Image by Lindsay Fox/Victor Tangermann

Remember vape lung? Or, as doctors and health officials ended up calling it, EVALI?

University of North Carolina School of Medicine otolaryngologist Willard Harrill does, and he's actually found parallels between last year's vape lung epidemic and the ongoing coronavirus pandemic that has much of the U.S. on lockdown.

"Faced with the evolving COVID‐19 pandemic," Harrill wrote in an editorial published in the journal Laryngoscope Investigative Otolaryngology on Monday, "it is easy to forget last year's very relevant epidemic of e‐cigarette, or vaping, product use‐associated lung injury (EVALI)."

In his editorial, Harrill showed that heatmaps of the U.S. showing EVALI cases and fatalities and COVID-19 cases by state are highly similar. Both presented hotspots in California, Texas, Florida, New York, and Illinois.

But more notable, Harrill writes, is how the ongoing pandemic could cause a new surge in vaping and smoking.

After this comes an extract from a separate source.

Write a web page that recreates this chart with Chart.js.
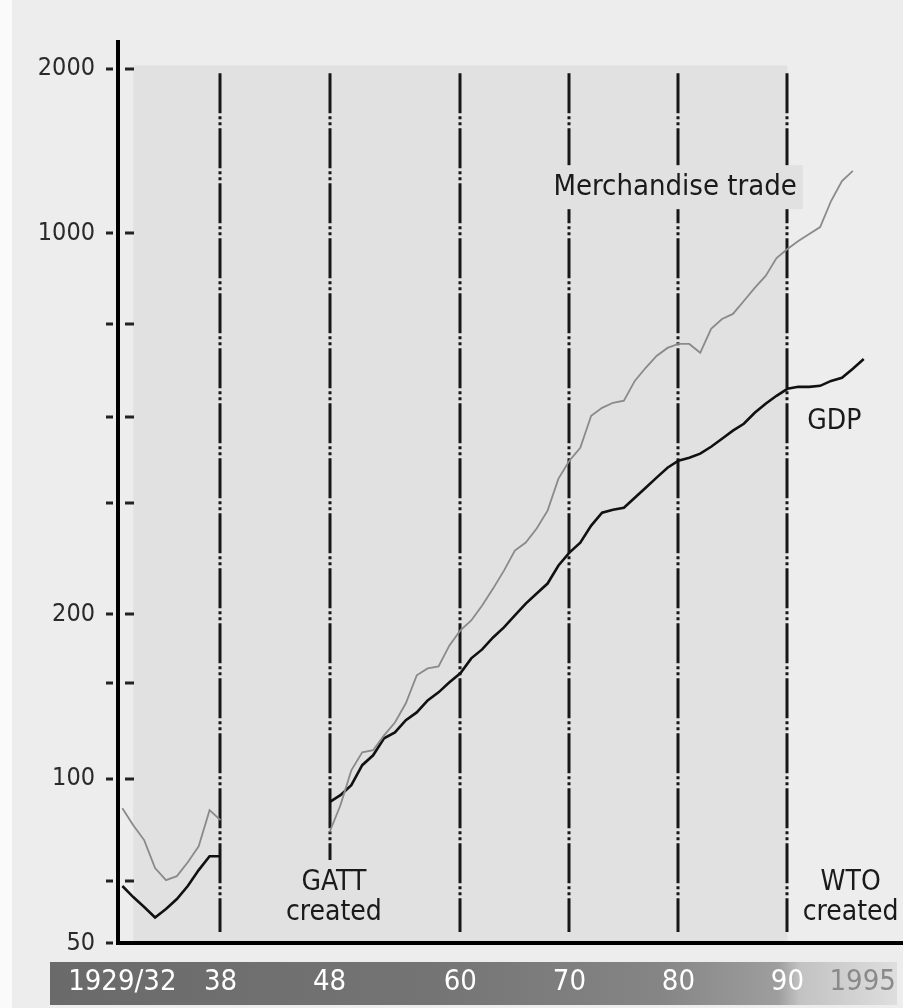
<!DOCTYPE html>
<html><head><meta charset="utf-8">
<script src="https://cdn.jsdelivr.net/npm/chart.js@4/dist/chart.umd.min.js"></script>
<style>html,body{margin:0;padding:0;background:#eeeeee;overflow:hidden}canvas{display:block}</style>
</head><body>
<canvas id="c" width="903" height="1008"></canvas>
<script>
// ---- data (index, log scale) ----
const prewarYears = [1929,1930,1931,1932,1933,1934,1935,1936,1937,1938];
const prewarTrade = [88.3,82.2,77.2,68.6,65.2,66.3,70.3,75.2,87.6,84.0];
const prewarGDP   = [63.6,60.7,58.2,55.7,57.7,60.2,63.6,68.0,72.1,72.1];

const postwarYears = [1948,1949,1950,1951,1952,1953,1954,1955,1956,1957,
  1958,1959,1960,1961,1962,1963,1964,1965,1966,1967,
  1968,1969,1970,1971,1972,1973,1974,1975,1976,1977,
  1978,1979,1980,1981,1982,1983,1984,1985,1986,1987,
  1988,1989,1990,1991,1992,1993,1994,1995,1996,1997];
const postwarTrade = [79.8,89.4,103.6,111.8,112.8,120.1,126.8,137.5,154.7,159.3,
  160.6,175.5,187.0,195.0,207.7,223.1,240.7,261.9,270.9,287.4,
  310.0,354.8,382.7,404.2,462.7,478.4,488.7,492.9,536.0,566.5,
  595.6,616.0,626.4,626.4,603.4,667.5,696.0,711.0,751.0,793.5,
  834.5,900.0,935.0,967.0,996.0,1026.0,1145.0,1245.0,1300.0];
const postwarGDP = [90.6,93.3,97.3,105.9,110.4,118.6,121.6,128.0,132.3,139.2,
  144.0,150.2,156.0,166.2,172.6,181.5,189.4,199.2,209.4,218.5,
  227.9,245.9,259.7,270.9,291.0,307.4,311.3,313.9,327.4,341.5,
  356.3,371.6,382.7,387.5,394.2,405.9,419.9,434.4,447.3,468.5,
  486.7,503.3,518.4,522.7,522.7,524.9,536.0,543.0,564.0,588.0];

const yTickValues = [50,65,100,150,200,320,460,680,1000,2000];
const yTickLabelled = [50,100,200,1000,2000];
const xTickYears  = [1929,1938,1948,1960,1970,1980,1990,1995];
const xTickLabels = ['1929/32','38','48','60','70','80','90','     1995'];
const markerYears   = [1938,1948,1960,1970,1980,1990];
const markerBottoms = [52.4,71,52.4,52.4,52.4,52.4];
const notes = [
  {text:'Merchandise trade', year:1979.7, value:1214, size:29, box:true},
  {text:'GDP', year:1994.3, value:451, size:28},
  {text:'GATT', year:1948.4, value:64.6, size:28},
  {text:'created', year:1948.4, value:56.7, size:28},
  {text:'WTO', year:1995.8, value:64.6, size:28},
  {text:'created', year:1995.8, value:56.7, size:28}
];

// ---- build points ----
function pts(years, vals){ return years.slice(0, vals.length).map((y,i)=>({x:y, y:vals[i]})); }
const gapPoint = {x:1943, y:null};
const tradePoints = pts(prewarYears, prewarTrade).concat([gapPoint], pts(postwarYears, postwarTrade));
const gdpPoints   = pts(prewarYears, prewarGDP).concat([gapPoint], pts(postwarYears, postwarGDP));

const FONT = "'DejaVu Sans Condensed', 'Liberation Sans Narrow', sans-serif";
const PAGE_BG = '#ededed', SHADE = '#e1e1e1';

const backdrop = {
  id:'backdrop',
  beforeDraw(chart){
    const {ctx, chartArea:a, scales:{x, y}} = chart;
    ctx.save();
    ctx.fillStyle = PAGE_BG; ctx.fillRect(0,0,chart.width,chart.height);
    ctx.fillStyle = '#fafafa'; ctx.fillRect(0,0,12,chart.height);
    ctx.fillStyle = SHADE;
    const sx0 = x.getPixelForValue(1930), sx1 = x.getPixelForValue(1990);
    const sy0 = y.getPixelForValue(2030), sy1 = a.bottom - 2;
    ctx.fillRect(sx0, sy0, sx1 - sx0, sy1 - sy0);
    const by0 = a.bottom + 19, by1 = chart.height - 3;
    const bx0 = 50, bx1 = chart.width - 6;
    const g = ctx.createLinearGradient(bx0,0,bx1,0);
    g.addColorStop(0,'#6a6a6a');
    g.addColorStop(0.45,'#747474');
    g.addColorStop(0.72,'#858585');
    g.addColorStop(0.86,'#9e9e9e');
    g.addColorStop(0.885,'#c2c2c2');
    g.addColorStop(1,'#dedede');
    ctx.fillStyle = g; ctx.fillRect(bx0, by0, bx1 - bx0, by1 - by0);
    ctx.restore();
  },
  beforeDatasetsDraw(chart){
    const {ctx, scales:{x, y}} = chart;
    ctx.save();
    ctx.strokeStyle = '#161616'; ctx.lineWidth = 3;
    ctx.setLineDash([40,3,3,3,3,3]);
    markerYears.forEach((yr,i)=>{
      const px = Math.round(x.getPixelForValue(yr));
      ctx.beginPath();
      ctx.moveTo(px, y.getPixelForValue(1963));
      ctx.lineTo(px, y.getPixelForValue(markerBottoms[i]));
      ctx.stroke();
    });
    ctx.setLineDash([]);
    notes.forEach(n=>{
      ctx.font = n.size + 'px ' + FONT;
      ctx.textAlign = 'center'; ctx.textBaseline = 'middle';
      const px = x.getPixelForValue(n.year), py = y.getPixelForValue(n.value);
      if (n.box){
        const w = ctx.measureText(n.text).width;
        ctx.fillStyle = SHADE;
        ctx.fillRect(px - w/2 - 6, py - 22, w + 12, 44);
      }
      ctx.fillStyle = '#1a1a1a';
      ctx.fillText(n.text, px, py);
    });
    ctx.restore();
  },
  afterDraw(chart){
    const {ctx, chartArea:a, scales:{y}} = chart;
    ctx.save();
    ctx.strokeStyle = '#222'; ctx.lineWidth = 3;
    y.ticks.forEach(t=>{
      const py = Math.round(y.getPixelForValue(t.value));
      ctx.beginPath();
      ctx.moveTo(a.left - 12, py); ctx.lineTo(a.left - 5, py);
      if (t.value > 50){ ctx.moveTo(a.left + 7, py); ctx.lineTo(a.left + 16, py); }
      ctx.stroke();
    });
    ctx.restore();
  }
};

function noPad(s){ s.paddingLeft = 0; s.paddingRight = 0; s.paddingTop = 0; s.paddingBottom = 0; }

new Chart(document.getElementById('c').getContext('2d'), {
  type:'line',
  data:{datasets:[
    {label:'Merchandise trade', data:tradePoints, borderColor:'#8a8a8a', borderWidth:1.8, pointRadius:0, tension:0, spanGaps:false},
    {label:'GDP', data:gdpPoints, borderColor:'#111111', borderWidth:2.6, pointRadius:0, tension:0, spanGaps:false}
  ]},
  options:{
    responsive:false, animation:false, devicePixelRatio:1,
    layout:{padding:{top:42,left:0,right:0,bottom:0}},
    plugins:{legend:{display:false}, tooltip:{enabled:false}},
    scales:{
      x:{type:'linear', min:1928.6, max:2000.6,
        grid:{display:false, drawTicks:false},
        border:{display:true, width:4, color:'#000'},
        afterBuildTicks:s=>{ s.ticks = xTickYears.map(v=>({value:v})); },
        afterFit:s=>{ s.height = 65; noPad(s); },
        ticks:{autoSkip:false, maxRotation:0, minRotation:0, padding:22,
          font:{family:FONT, size:29},
          color:c=> c.index === xTickYears.length-1 ? '#8a8a8a' : '#ffffff',
          callback:(v,i)=> xTickLabels[i]}
      },
      y:{type:'logarithmic', min:50, max:2240,
        grid:{display:false, drawTicks:false},
        border:{display:true, width:4, color:'#000'},
        afterBuildTicks:s=>{ s.ticks = yTickValues.map(v=>({value:v})); },
        afterFit:s=>{ s.width = 118; noPad(s); },
        ticks:{autoSkip:false, padding:23, font:{family:FONT, size:25}, color:'#2a2a2a',
          callback:(v)=> yTickLabelled.includes(v) ? String(v) : ''}
      }
    }
  },
  plugins:[backdrop]
});
</script>
</body></html>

As people turn to vices like nicotine and weed to cope with the stress of the coronavirus, Harrill predicts a new spike in adolescent vaping, which would put those people at even greater risk of having a more severe case of COVID-19 than they would otherwise.

"Within public health prism, pulmonary inflammation resulting from vaping/ENDS use within the adolescent and millennial populations significantly raises the COVID‐19 pulmonary morbidity within what should be the healthiest COVID‐19 risk groups," Harrill writes.